The Board, senior executives, management team view IT as an operational requirement. They define the business objectives and require IT to support those objectives.

In my dealings with boards of directors, management teams and being a member of such functions, I quite well know that whey the word ‘ cybersecurity’ is mentioned, many do not understand its nature, impact or risk rating upon an organisation.  Put more plainly: when someone on the board or in business operations utters “cybersecurity,” he or she doesn’t interpret the word to me “to be in compliance with applicable privacy and security regulations.” The person interprets it to mean “our IT stuff works and other people can’t somehow use it to muck up our operations.”.

Sometimes this is a translational error between the technical language spoken in IT and that to the business language and or conversational language that we all understand.

The primary risk on most organisations is that technology fails in a manner that the doors have to close, staff are left idle, phones or emails not answered and bottom line, invoices are not created. That’s what worries the board.
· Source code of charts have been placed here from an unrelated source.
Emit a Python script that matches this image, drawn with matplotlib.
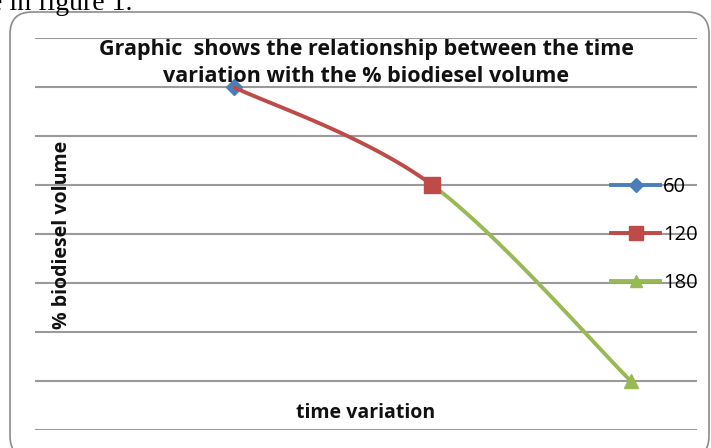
import numpy as np
import matplotlib.pyplot as plt
from matplotlib.lines import Line2D
from matplotlib.patches import FancyBboxPatch
from matplotlib.transforms import IdentityTransform

# data
time = [60, 120, 180]
volume = [7, 5, 1]
labels = ['60', '120', '180']
colors = ['#4A7EBB', '#BE4B48', '#98B954']
markers = ['D', 's', '^']
msizes = [8, 11, 10]


def smooth(x, y, i):
    # excel style bezier smoothing between point i and i+1
    p = np.column_stack([x, y]).astype(float)
    prev = p[max(i - 1, 0)]
    nxt = p[min(i + 2, len(p) - 1)]
    c1 = p[i] + (p[i + 1] - prev) / 6
    c2 = p[i + 1] - (nxt - p[i]) / 6
    t = np.linspace(0, 1, 60)[:, None]
    b = (1 - t) ** 3 * p[i] + 3 * (1 - t) ** 2 * t * c1 + 3 * (1 - t) * t ** 2 * c2 + t ** 3 * p[i + 1]
    return b[:, 0], b[:, 1]


fig = plt.figure(figsize=(7.11, 4.48), dpi=100)
ax = fig.add_axes([35 / 711, 1 - 430 / 448, 662 / 711, 392 / 448])

ax.set_xlim(0, 200)
ax.set_ylim(0, 8)
ax.set_yticks(range(0, 9))
ax.set_xticks([])
ax.tick_params(left=False, labelleft=False)
ax.grid(axis='y', color='#9a9a9a', lw=1.5)
ax.set_axisbelow(True)
for s in ax.spines.values():
    s.set_visible(False)

# blue point, then red and green smooth lines
ax.plot(time[0], volume[0], marker=markers[0], ms=msizes[0], color=colors[0], ls='none', zorder=3)
for i in range(len(time) - 1):
    xs, ys = smooth(time, volume, i)
    ax.plot(xs, ys, color=colors[i + 1], lw=2.8, solid_capstyle='butt', zorder=3 + i)
ax.plot(time[2], volume[2], marker=markers[2], ms=msizes[2], color=colors[2], ls='none', zorder=6)
ax.plot(time[1], volume[1], marker=markers[1], ms=msizes[1], color=colors[1], ls='none', zorder=6)

tfont = 'Open Sans'
fig.text(366 / 711, 1 - 63 / 448,
         'Graphic  shows the relationship between the time\nvariation with the % biodiesel volume',
         ha='center', va='center', fontfamily=tfont, fontweight='bold', fontsize=15.5,
         linespacing=1.38, color='#111111')
fig.text(62 / 711, 1 - 235 / 448, '% biodiesel volume', rotation=90, ha='center', va='center',
         fontfamily=tfont, fontweight='bold', fontsize=14, color='#111111')
fig.text(366 / 711, 1 - 413 / 448, 'time variation', ha='center', va='center',
         fontfamily=tfont, fontweight='bold', fontsize=14, color='#111111')

handles = [Line2D([], [], color=c, marker=m, ms=s * 0.9, lw=2.8) for c, m, s in zip(colors, markers, msizes)]
fig.legend(handles, labels, loc='center left', bbox_to_anchor=(611 / 711, 1 - 235 / 448), frameon=False,
           prop={'family': 'Open Sans', 'size': 14.5}, handlelength=2.45, handletextpad=0.12,
           labelspacing=1.4, borderpad=0, borderaxespad=0)

# rounded chart border and clipped page text
fig.add_artist(FancyBboxPatch((10, -10), 699, 446, boxstyle='round,pad=0,rounding_size=22',
                              transform=IdentityTransform(), fc='none', ec='#8c8c8c', lw=1.2))
fig.text(133 / 711, 1 - 10 / 448, 'e in figure 1.', ha='right', va='baseline',
         fontfamily='Liberation Serif', fontsize=20)

plt.savefig('out.png', dpi=100)
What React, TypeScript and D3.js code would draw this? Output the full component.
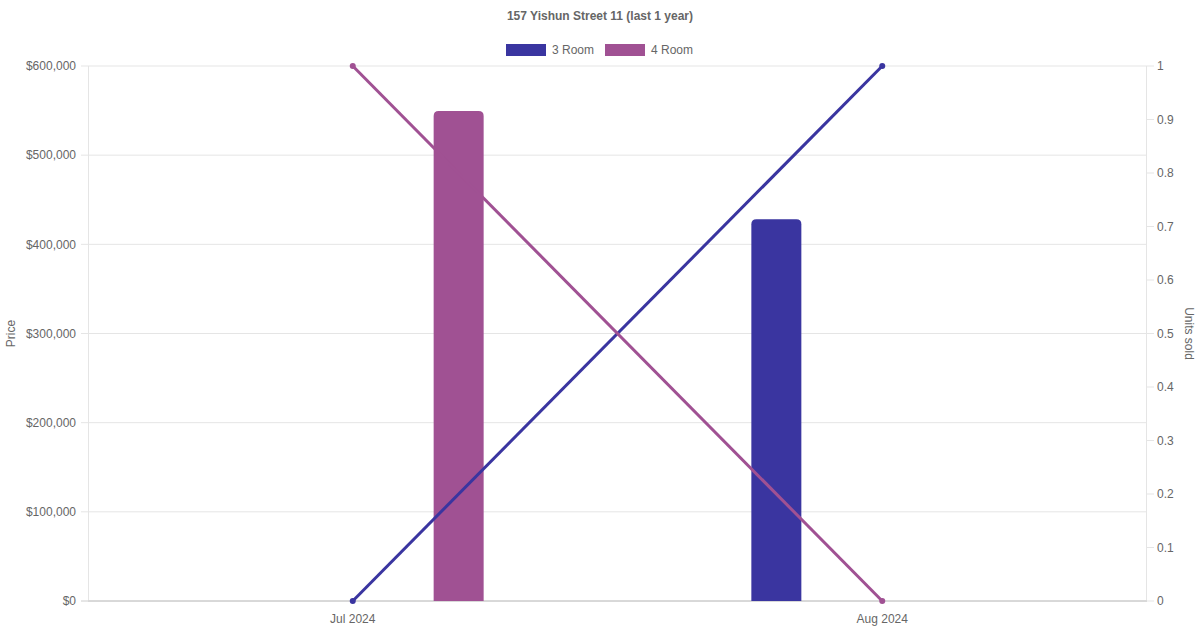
import * as d3 from "d3";

const months = ["Jul 2024", "Aug 2024"];
const seriesNames = ["3 Room", "4 Room"];
const seriesColors = ["#3a35a0", "#a05193"];
// median price per month (null = no sale)
const price3Room: (number | null)[] = [null, 428000];
const price4Room: (number | null)[] = [549500, null];
// units sold per month
const units3Room = [0, 1];
const units4Room = [1, 0];
const priceTicks = [0, 100000, 200000, 300000, 400000, 500000, 600000];
const unitTicks = [0, 0.1, 0.2, 0.3, 0.4, 0.5, 0.6, 0.7, 0.8, 0.9, 1];

const W = 1200;
const H = 630;
const M = { top: 66, right: 53, bottom: 29, left: 88 };
const FONT = "'Liberation Sans', Arial, Helvetica, sans-serif";
const TXT = "#666";

export default function App() {
  const innerW = W - M.left - M.right;
  const innerH = H - M.top - M.bottom;

  const x = d3.scaleBand<string>().domain(months).range([0, innerW]);
  const sub = d3
    .scaleBand<string>()
    .domain(seriesNames)
    .range([x.bandwidth() * 0.1, x.bandwidth() * 0.9]);
  const yP = d3.scaleLinear().domain([0, 600000]).range([innerH, 0]);
  const yU = d3.scaleLinear().domain([0, 1]).range([innerH, 0]);
  const fmt = (v: number) => "$" + d3.format(",")(v);
  const barW = Math.min(50, sub.bandwidth() * 0.9);

  const prices = [price3Room, price4Room];
  const units = [units3Room, units4Room];
  const line = d3
    .line<number>()
    .x((_, i) => (x(months[i]) ?? 0) + x.bandwidth() / 2)
    .y((d) => yU(d));

  const barPath = (x0: number, y0: number, w: number, h: number, r: number) => {
    const rr = Math.min(r, h, w / 2);
    return `M${x0},${y0 + h}V${y0 + rr}Q${x0},${y0} ${x0 + rr},${y0}H${x0 + w - rr}Q${x0 + w},${y0} ${x0 + w},${y0 + rr}V${y0 + h}Z`;
  };

  return (
    <svg
      width={W}
      height={H}
      style={{ display: "block", position: "fixed", left: 0, top: 0 }}
      fontFamily={FONT}
    >
      <rect width={W} height={H} fill="#fff" />
      <text x={W / 2} y={16} dy="0.35em" textAnchor="middle" fontSize={12} fontWeight="bold" fill={TXT}>
        157 Yishun Street 11 (last 1 year)
      </text>
      {/* legend */}
      {seriesNames.map((s, i) => {
        const lx = [506, 605][i];
        return (
          <g key={s}>
            <rect x={lx} y={44} width={40} height={12} fill={seriesColors[i]} />
            <text x={lx + 46} y={50} dy="0.35em" fontSize={12} fill={TXT}>
              {s}
            </text>
          </g>
        );
      })}
      <text transform={`translate(11,${M.top + innerH / 2}) rotate(-90)`} textAnchor="middle" dy="0.35em" fontSize={12} fill={TXT}>
        Price
      </text>
      <text transform={`translate(1189,${M.top + innerH / 2}) rotate(90)`} textAnchor="middle" dy="0.35em" fontSize={12} fill={TXT}>
        Units sold
      </text>
      <g transform={`translate(${M.left},${M.top})`}>
        {priceTicks.map((t) => (
          <g key={t}>
            <line x1={-7} x2={innerW} y1={yP(t)} y2={yP(t)} stroke={t === 0 ? "#ccc" : "#e5e5e5"} />
            <text x={-12} y={yP(t)} dy="0.35em" textAnchor="end" fontSize={12} fill={TXT}>
              {fmt(t)}
            </text>
          </g>
        ))}
        {unitTicks.map((t) => (
          <g key={t}>
            <line x1={innerW} x2={innerW + 7} y1={yU(t)} y2={yU(t)} stroke="#e5e5e5" />
            <text x={innerW + 10} y={yU(t)} dy="0.35em" fontSize={12} fill={TXT}>
              {d3.format("~g")(t)}
            </text>
          </g>
        ))}
        <line x1={0.5} x2={0.5} y1={0} y2={innerH} stroke="#e5e5e5" />
        <line x1={innerW - 0.5} x2={innerW - 0.5} y1={0} y2={innerH} stroke="#e5e5e5" />
        <line x1={0} x2={innerW} y1={innerH} y2={innerH} stroke="#ccc" />
        {months.map((m) => (
          <text key={m} x={(x(m) ?? 0) + x.bandwidth() / 2} y={innerH + 18} dy="0.35em" textAnchor="middle" fontSize={12} fill={TXT}>
            {m}
          </text>
        ))}
        {/* bars */}
        {prices.map((vals, si) =>
          vals.map((v, mi) => {
            if (v == null) return null;
            const cx = (x(months[mi]) ?? 0) + (sub(seriesNames[si]) ?? 0) + sub.bandwidth() / 2;
            const top = yP(v);
            return (
              <path key={`${si}-${mi}`} d={barPath(cx - barW / 2, top, barW, innerH - top, 5)} fill={seriesColors[si]} />
            );
          })
        )}
        {/* unit lines */}
        {units.map((vals, si) => (
          <g key={si}>
            <path d={line(vals) ?? ""} fill="none" stroke={seriesColors[si]} strokeWidth={3} />
            {vals.map((v, mi) => (
              <circle key={mi} cx={(x(months[mi]) ?? 0) + x.bandwidth() / 2} cy={yU(v)} r={3} fill={seriesColors[si]} />
            ))}
          </g>
        ))}
      </g>
    </svg>
  );
}
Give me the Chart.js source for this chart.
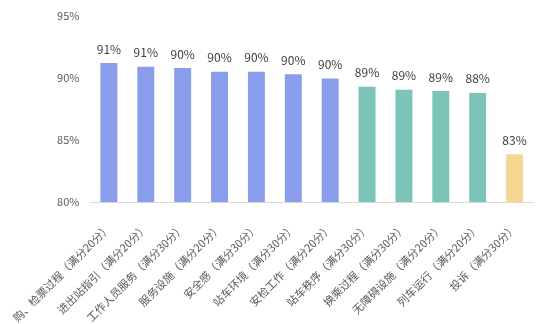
<!DOCTYPE html>
<html lang="zh">
<head>
    <meta charset="UTF-8">
    <title>满意度得分率</title>
    <style>
        body {
            margin: 0;
            background-color: white;
        }
        .chart-box {
            width: 550px;
            height: 324px;
            position: relative;
        }
    </style>
    <script src="https://cdn.jsdelivr.net/npm/chart.js"></script>
</head>
<body>
    <div class="chart-box">
        <canvas id="scoreChart"></canvas>
    </div>

    <script>
        const categories = [
            '购、检票过程（满分20分）',
            '进出站指引（满分20分）',
            '工作人员服务（满分30分）',
            '服务设施（满分20分）',
            '安全感（满分30分）',
            '站车环境（满分30分）',
            '安检工作（满分20分）',
            '站车秩序（满分30分）',
            '换乘过程（满分30分）',
            '无障碍设施（满分20分）',
            '列车运行（满分20分）',
            '投诉（满分30分）'
        ];
        const scores = [91.2, 90.9, 90.8, 90.5, 90.5, 90.3, 89.95, 89.3, 89.05, 88.95, 88.8, 83.85];
        const valueLabels = ['91%', '91%', '90%', '90%', '90%', '90%', '90%', '89%', '89%', '89%', '88%', '83%'];
        const barColors = [
            '#8a9cec', '#8a9cec', '#8a9cec', '#8a9cec', '#8a9cec', '#8a9cec', '#8a9cec',
            '#7cc4b7', '#7cc4b7', '#7cc4b7', '#7cc4b7',
            '#f6d690'
        ];
        const yTicks = [80, 85, 90, 95];

        const fontFamily = '"Noto Sans CJK SC", "Noto Sans", sans-serif';

        // draws the percentage above each bar
        const valueLabelPlugin = {
            id: 'valueLabels',
            afterDatasetsDraw(chart) {
                const ctx = chart.ctx;
                const meta = chart.getDatasetMeta(0);
                ctx.save();
                ctx.font = '12px ' + fontFamily;
                ctx.fillStyle = '#404040';
                ctx.textAlign = 'center';
                ctx.textBaseline = 'bottom';
                meta.data.forEach((bar, i) => {
                    ctx.fillText(valueLabels[i], bar.x, bar.y - 8);
                });
                ctx.restore();
            }
        };

        const ctx = document.getElementById('scoreChart').getContext('2d');
        new Chart(ctx, {
            type: 'bar',
            data: {
                labels: categories,
                datasets: [{
                    data: scores,
                    backgroundColor: barColors,
                    categoryPercentage: 1,
                    barPercentage: 0.46
                }]
            },
            options: {
                responsive: true,
                maintainAspectRatio: false,
                animation: false,
                layout: {
                    padding: { top: 16, right: 17, bottom: 0, left: 0 }
                },
                plugins: {
                    legend: { display: false },
                    tooltip: { enabled: false }
                },
                scales: {
                    x: {
                        grid: { display: false },
                        border: { color: '#d9d9d9' },
                        ticks: {
                            color: '#595959',
                            font: { family: fontFamily, size: 11 },
                            minRotation: 45,
                            maxRotation: 45,
                            autoSkip: false,
                            padding: 11
                        },
                        afterFit(scale) {
                            scale.height = 122;
                        }
                    },
                    y: {
                        min: 80,
                        max: 95,
                        grid: { display: false },
                        border: { display: false },
                        afterBuildTicks(scale) {
                            scale.ticks = yTicks.map(v => ({ value: v }));
                        },
                        ticks: {
                            color: '#595959',
                            font: { family: fontFamily, size: 11 },
                            padding: 3,
                            callback: v => v + '%'
                        },
                        afterFit(scale) {
                            scale.width = 89;
                        }
                    }
                }
            },
            plugins: [valueLabelPlugin]
        });
    </script>
</body>
</html>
That’s what the board wants to hear about when the IT Manager or head of IT function briefs them on cybersecurity.

Information Technology is an Operational Risk

“Information Technology is an Operational Risk, it is a core enabler of the business function of any institution”  Central Bank of Ireland

So let’s rephrase our main point today as a series of questions:

That’s how cybersecurity and IT governance are, in the modern business world, essentially the same thing

Who’s in Charge of This?

If IT governance is so important for cybersecurity and business objectives, to whom should the head of IT governance report?

Does that function exist in your organisation, is it left to you or just let slide in ignorance to the bigger requirement of keeping the operations running.

IT governance and information security are the same thing, they should be managed by the same person.

This is what we do, oversee the IT Governance, IT Security and ensure that there is a single point of oversight in to both functions and reporting to the board or senior management team.

Look at the situation as follows. Twenty years ago, a corporation’s most important IT assets were a bunch of rack servers stored in an IT closet at the end of the hall. You could run Ethernet cables to fixed employee workstations, and “security” meant maintaining a firewall to keep other parties away from those servers.

Today, most companies use cloud-based vendors to store and process your data. Employees and third parties access that data over whatever wi-fi network they can find, using software apps also provided over the cloud, with computing devices they might own themselves, while working at home or lord knows where.

In our current cloud environment, what is the true IT asset of an organisation, can you define it, if so then you can put controls to manage its risk. If you can not, then you are in trouble.

So what’s the true IT asset in that picture? It’s not the rack server, since your company no longer owns one. It’s not even the employee’s tablet or phone, because who cares if those things get stolen? The company can reimburse the worker for, like,€400, hardware is replaceable. .

IT Governance

What matters is your ability to govern access to the data. That’s the IT asset: your ability to keep others from using that stolen iPad, or stolen access credentials. The asset is your collection of policies and procedures to evaluate relationships, study data usage patterns, raise alarms about suspicious behaviour, provision or de-provision user access, and so forth, and your database of customer interactions and records.

That’s IT governance in the modern world. It also sounds a lot to me like IT security, because all I’ve talked about for the last five paragraphs is securing the data.

So when we talk about cybersecurity, we’re really talking about the need to manage IT risks in the modern world. And when we talk about those risks, it’s clear that strong IT governance is what gets them resolved to the board’s satisfaction.

Something to think about as you prepare that next report to the board.